* Begin DATA EXTRACT *

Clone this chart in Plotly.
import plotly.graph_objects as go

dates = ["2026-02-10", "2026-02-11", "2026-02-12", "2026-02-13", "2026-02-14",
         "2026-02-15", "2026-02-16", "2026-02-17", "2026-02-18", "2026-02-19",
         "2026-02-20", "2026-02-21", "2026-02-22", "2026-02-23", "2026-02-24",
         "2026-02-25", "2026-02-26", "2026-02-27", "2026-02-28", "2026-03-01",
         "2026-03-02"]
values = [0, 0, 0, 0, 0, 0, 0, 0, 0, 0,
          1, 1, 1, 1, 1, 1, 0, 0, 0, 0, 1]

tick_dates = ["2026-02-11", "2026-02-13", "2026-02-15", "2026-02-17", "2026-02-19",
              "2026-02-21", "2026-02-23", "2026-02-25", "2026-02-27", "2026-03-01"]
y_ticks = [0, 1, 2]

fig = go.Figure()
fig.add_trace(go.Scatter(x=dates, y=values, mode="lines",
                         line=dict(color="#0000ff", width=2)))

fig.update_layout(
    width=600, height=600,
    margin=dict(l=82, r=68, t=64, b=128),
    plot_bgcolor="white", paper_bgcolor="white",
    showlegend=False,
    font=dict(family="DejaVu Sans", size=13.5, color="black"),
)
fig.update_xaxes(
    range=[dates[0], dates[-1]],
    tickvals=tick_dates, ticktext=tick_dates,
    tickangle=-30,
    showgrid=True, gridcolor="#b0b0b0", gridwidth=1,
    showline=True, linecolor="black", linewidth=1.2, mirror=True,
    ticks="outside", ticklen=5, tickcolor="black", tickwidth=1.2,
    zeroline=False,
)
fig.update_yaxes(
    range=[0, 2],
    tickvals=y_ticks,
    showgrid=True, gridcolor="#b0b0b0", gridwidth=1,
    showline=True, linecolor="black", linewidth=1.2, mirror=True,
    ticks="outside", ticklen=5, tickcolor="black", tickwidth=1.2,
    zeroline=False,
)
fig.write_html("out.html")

* End DATA EXTRACT *

INSTRUCTIONS TO FOLLOW: In the listing above, please print only the lines from the first one to the line where "1, 1, 1, 1, 1, 1, 0, 0, 0, 0, 1]" appears, exactly as written, both of those lines included.

OUTPUT BELOW:
Clone this chart in Plotly.
import plotly.graph_objects as go

dates = ["2026-02-10", "2026-02-11", "2026-02-12", "2026-02-13", "2026-02-14",
         "2026-02-15", "2026-02-16", "2026-02-17", "2026-02-18", "2026-02-19",
         "2026-02-20", "2026-02-21", "2026-02-22", "2026-02-23", "2026-02-24",
         "2026-02-25", "2026-02-26", "2026-02-27", "2026-02-28", "2026-03-01",
         "2026-03-02"]
values = [0, 0, 0, 0, 0, 0, 0, 0, 0, 0,
          1, 1, 1, 1, 1, 1, 0, 0, 0, 0, 1]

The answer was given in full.